Jump racing needs a constant stream of stars to renew its appeal, stars as bright as Golden Miller, Desert Orchid, Best Mate and Kauto Star: in Thistlecrack we have a horse that will give the jumping scene its allure for the next few years. Just as Kauto Star and Denman in their prime occupied adjoining boxes in Paul Nicholls’s yard, Thistlecrack has now perhaps usurped the title of ‘the people’s horse’ from his stablemate Cue Card. The latest duo, too, come from a yard that represents the true heartbeat of jump racing.

Trainer Colin Tizzard, wife Pauline, daughter Kim and ex-jockey son Joe once had a dairy farm in the Thomas Hardy country of the Blackmore Vale where they kept a few horses. Father and son value both sides of the operation, but now, alongside the dairying that is their insurance in an uncertain world, the Tizzards train 85 horses on Venn Farm’s steep gallops. Theirs has been a world of hanging pheasants and rumbling agricultural machinery, of Pony Club and point-to-points, but in days when big-money owners and a few fashionable yards increasingly accumulate the biggest prizes Colin Tizzard could quite conceivably train the first three home in this season’s Gold Cup. Thistlecrack, last year’s World Hurdle winner, is now the short-priced favourite. But lining up against him could be his stablemate Cue Card, winner of this season’s Betfair Chase and last year’s King George. Then there is Native River. Having already won the Hennessy Gold Cup at Newbury, he was sent out by the Tizzards the day after the King George to land the Welsh Grand National under a massive top weight of 11st 12lb.

Appropriately for a man attuned to the rhythms of the countryside, and with a farmer’s realism underlining every sentence he utters, the Tizzards’ advance has not been an overnight success. True, Colin finished fourth in last season’s trainer’s table but before that he had never come higher than tenth. And it hasn’t all come easily. Joe was first hailed as a teenage prodigy in his jockey days but was then discarded early as Paul Nicholls’s stable jockey when owners wanted more experience. He broke his back in a bad fall and nearly lost his life in an accident after a hay baler sliced his head open. But the enterprise built steadily thanks to owners who were mostly fellow farmers or friends, unpretentious people such as Cue Card’s shrewd owners Jean Bishop and her late husband Bob, who celebrated their first Cheltenham Festival success with a 10 p.m. sandwich in a Tesco car park. With a chuckle Tizzard senior dismisses talk of him becoming the next champion trainer, arguing that contestants need a hundred more horses than he has. But, seeing the twinkle in his eye, I backed him anyway at 7–1 for this year’s title soon after powerful owners Ann and Alan Potts transferred 15 horses to Venn Farm. Many were ‘Saturday horses’ capable of winning well-endowed races and the title is determined not by numbers of winners but by prize money won.
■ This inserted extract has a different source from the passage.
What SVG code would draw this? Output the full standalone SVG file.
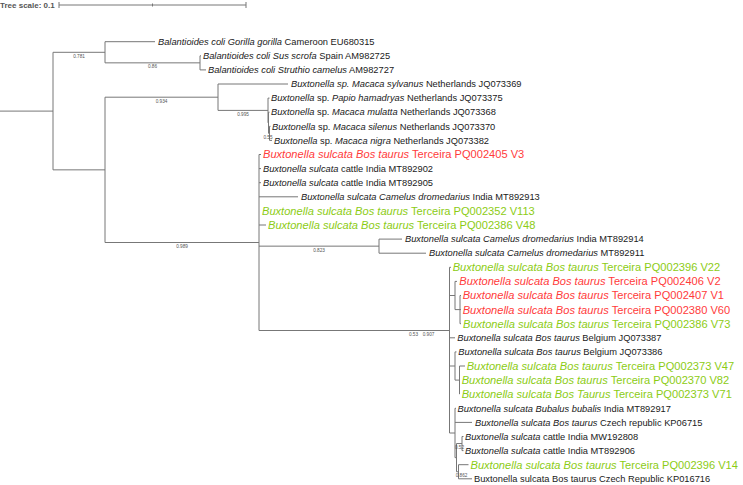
<svg xmlns="http://www.w3.org/2000/svg" width="743" height="485" viewBox="0 0 743 485">
<style>
text{font-family:"Liberation Sans",Arial,sans-serif}
.t{font-size:9.3px;fill:#1a1a1a}
.c{font-size:11.1px}
.red{fill:#ff3b3b}
.grn{fill:#8ccc14}
.i{font-style:italic}
.br{stroke:#777;stroke-width:1;fill:none}
.bs{font-size:4.7px;fill:#555;text-anchor:middle}
.sc{font-size:8px;font-weight:bold;fill:#555}
</style>
<rect width="743" height="485" fill="#fff"/>
<g id="tree-scale">
<text class="sc" x="0" y="8">Tree scale: 0.1</text>
<path class="br" d="M59 5H246M59 2V8M246 2V8M152.5 3.5V6.5" stroke="#666"/>
</g>
<g id="connectors" class="br">
<path d="M0 111.1H53M53 52.3V169.85"/>
<path d="M53 52.3H105M105 41.7V62.85M105 41.7H155M105 62.85H200M200 55.8V69.9M200 55.8H201M200 69.9H206"/>
<path d="M53 169.85H105M105 97.2V242.5"/>
<path d="M105 97.2H218M218 84V110.4M218 84H288M218 110.4H268M268 98.1V122.8M268 98.1H269.5M268 122.8H268.5M268.5 112.2V133.35M268.5 112.2H269.5M268.5 133.35H269.5M269.5 126.3V140.4M269.5 126.3H270.5M269.5 140.4H272"/>
<path d="M105 242.5H259M259 154.5V330.5M259 154.5H261M259 168.6H261M259 182.7H261M259 196.8H298M259 225H266"/>
<path d="M259 246.15H379M379 239.1V253.2M379 239.1H402M379 253.2H426"/>
<path d="M259 330.5H449.5M449.5 267.3V433M449.5 267.3H451"/>
<path d="M449.5 295.5H455M455 281.4V309.6M455 281.4H457M455 309.6H460M460 295.5V323.7M460 295.5H461M460 309.6H461M460 323.7H461"/>
<path d="M449.5 337.8H455"/>
<path d="M449.5 366H455M455 351.9V380.1M455 351.9H456.5M455 380.1H459.5M459.5 366V394.2M459.5 366H465M459.5 380.1H460"/>
<path d="M449.5 433H455M455 408.3V457.65M455 408.3H456M455 422.4H472M455 457.65H456.5M456.5 443.55V471.75M456.5 443.55H462M462 436.5V450.6M462 436.5H463.5M462 450.6H463.5M456.5 471.75H458.5M458.5 464.7V478.8M458.5 464.7H468.5M458.5 478.8H472"/>
</g>
<g id="support-values">
<text class="bs" x="79" y="57.5">0.781</text>
<text class="bs" x="152.5" y="68">0.86</text>
<text class="bs" x="161.5" y="102.5">0.934</text>
<text class="bs" x="243" y="115.8">0.995</text>
<text class="bs" x="268" y="138.5">0.55</text>
<text class="bs" x="182" y="248">0.989</text>
<text class="bs" x="319" y="251.5">0.823</text>
<text class="bs" x="413.5" y="336">0.53</text>
<text class="bs" x="428.5" y="336">0.907</text>
<text class="bs" x="459.5" y="448.5">0.52</text>
<text class="bs" x="461.5" y="477">0.862</text>
</g>
<g id="n01"><text class="t" x="158" y="44.9"><tspan class="i">Balantioides coli Gorilla gorilla</tspan> Cameroon EU680315</text></g>
<g id="n02"><text class="t" x="203" y="59"><tspan class="i">Balantioides coli Sus scrofa</tspan> Spain AM982725</text></g>
<g id="n03"><text class="t" x="208" y="73.1"><tspan class="i">Balantioides coli Struthio camelus</tspan> AM982727</text></g>
<g id="n04"><text class="t" x="291" y="87.2"><tspan class="i">Buxtonella sp. Macaca sylvanus</tspan> Netherlands JQ073369</text></g>
<g id="n05"><text class="t" x="271" y="101.3"><tspan class="i">Buxtonella</tspan> sp. <tspan class="i">Papio hamadryas</tspan> Netherlands JQ073375</text></g>
<g id="n06"><text class="t" x="271" y="115.4"><tspan class="i">Buxtonella</tspan> sp. <tspan class="i">Macaca mulatta</tspan> Netherlands JQ073368</text></g>
<g id="n07"><text class="t" x="272" y="129.5"><tspan class="i">Buxtonella</tspan> sp. <tspan class="i">Macaca silenus</tspan> Netherlands JQ073370</text></g>
<g id="n08"><text class="t" x="274" y="143.6"><tspan class="i">Buxtonella</tspan> sp. <tspan class="i">Macaca nigra</tspan> Netherlands JQ073382</text></g>
<g id="n09"><text class="t c red" x="263" y="158.4"><tspan class="i">Buxtonella sulcata Bos taurus</tspan> Terceira PQ002405 V3</text></g>
<g id="n10"><text class="t" x="263" y="171.8"><tspan class="i">Buxtonella sulcata</tspan> cattle India MT892902</text></g>
<g id="n11"><text class="t" x="263" y="185.9"><tspan class="i">Buxtonella sulcata</tspan> cattle India MT892905</text></g>
<g id="n12"><text class="t" x="301" y="200"><tspan class="i">Buxtonella sulcata Camelus dromedarius</tspan> India MT892913</text></g>
<g id="n13"><text class="t c grn" x="262" y="214.8"><tspan class="i">Buxtonella sulcata Bos taurus</tspan> Terceira PQ002352 V113</text></g>
<g id="n14"><text class="t c grn" x="268" y="228.9"><tspan class="i">Buxtonella sulcata Bos taurus</tspan> Terceira PQ002386 V48</text></g>
<g id="n15"><text class="t" x="405" y="242.3"><tspan class="i">Buxtonella sulcata Camelus dromedarius</tspan> India MT892914</text></g>
<g id="n16"><text class="t" x="429" y="256.4"><tspan class="i">Buxtonella sulcata Camelus dromedarius</tspan> MT892911</text></g>
<g id="n17"><text class="t c grn" x="452.7" y="271.2"><tspan class="i">Buxtonella sulcata Bos taurus</tspan> Terceira PQ002396 V22</text></g>
<g id="n18"><text class="t c red" x="459.3" y="285.3"><tspan class="i">Buxtonella sulcata Bos taurus</tspan> Terceira PQ002406 V2</text></g>
<g id="n19"><text class="t c red" x="462.7" y="299.4"><tspan class="i">Buxtonella sulcata Bos taurus</tspan> Terceira PQ002407 V1</text></g>
<g id="n20"><text class="t c red" x="462.7" y="313.5"><tspan class="i">Buxtonella sulcata Bos taurus</tspan> Terceira PQ002380 V60</text></g>
<g id="n21"><text class="t c grn" x="463" y="327.6"><tspan class="i">Buxtonella sulcata Bos taurus</tspan> Terceira PQ002386 V73</text></g>
<g id="n22"><text class="t" x="457.3" y="341"><tspan class="i">Buxtonella sulcata Bos taurus</tspan> Belgium JQ073387</text></g>
<g id="n23"><text class="t" x="458.3" y="355.1"><tspan class="i">Buxtonella sulcata Bos taurus</tspan> Belgium JQ073386</text></g>
<g id="n24"><text class="t c grn" x="466.7" y="369.9"><tspan class="i">Buxtonella sulcata Bos taurus</tspan> Terceira PQ002373 V47</text></g>
<g id="n25"><text class="t c grn" x="461.7" y="384"><tspan class="i">Buxtonella sulcata Bos taurus</tspan> Terceira PQ002370 V82</text></g>
<g id="n26"><text class="t c grn" x="461.7" y="398.1"><tspan class="i">Buxtonella sulcata Bos Taurus</tspan> Terceira PQ002373 V71</text></g>
<g id="n27"><text class="t" x="457.5" y="411.5"><tspan class="i">Buxtonella sulcata Bubalus bubalis</tspan> India MT892917</text></g>
<g id="n28"><text class="t" x="475" y="425.6"><tspan class="i">Buxtonella sulcata Bos taurus</tspan> Czech republic KP06715</text></g>
<g id="n29"><text class="t" x="465" y="439.7"><tspan class="i">Buxtonella sulcata</tspan> cattle India MW192808</text></g>
<g id="n30"><text class="t" x="465" y="453.8"><tspan class="i">Buxtonella sulcata</tspan> cattle India MT892906</text></g>
<g id="n31"><text class="t c grn" x="470.5" y="468.6"><tspan class="i">Buxtonella sulcata Bos taurus</tspan> Terceira PQ002396 V14</text></g>
<g id="n32"><text class="t" x="474" y="482">Buxtonella sulcata Bos taurus Czech Republic KP016716</text></g>
</svg>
Even as we celebrate Thistlecrack’s remarkable victory we should toast, too, an absent friend, another novice who made an extraordinary breakthrough. In March 2015 Coneygree, trained in the little Letcombe Bassett yard of Mark and Sara Bradstock, had his fourth outing over fences and equally spectacularly galloped his rivals into submission in the Gold Cup itself. Forced by injury to miss the 2016 renewal, he returned after a year out to be beaten by Cue Card in the Betfair. Much of the ability was clearly still there but he had to miss the King George after appearing off colour at home. The race I want to see in 2017 is a Gold Cup that pitches a fully fit Coneygree against a perfectly tuned Thistlecrack — on ground that also gives Cue Card one last opportunity of winning the big one.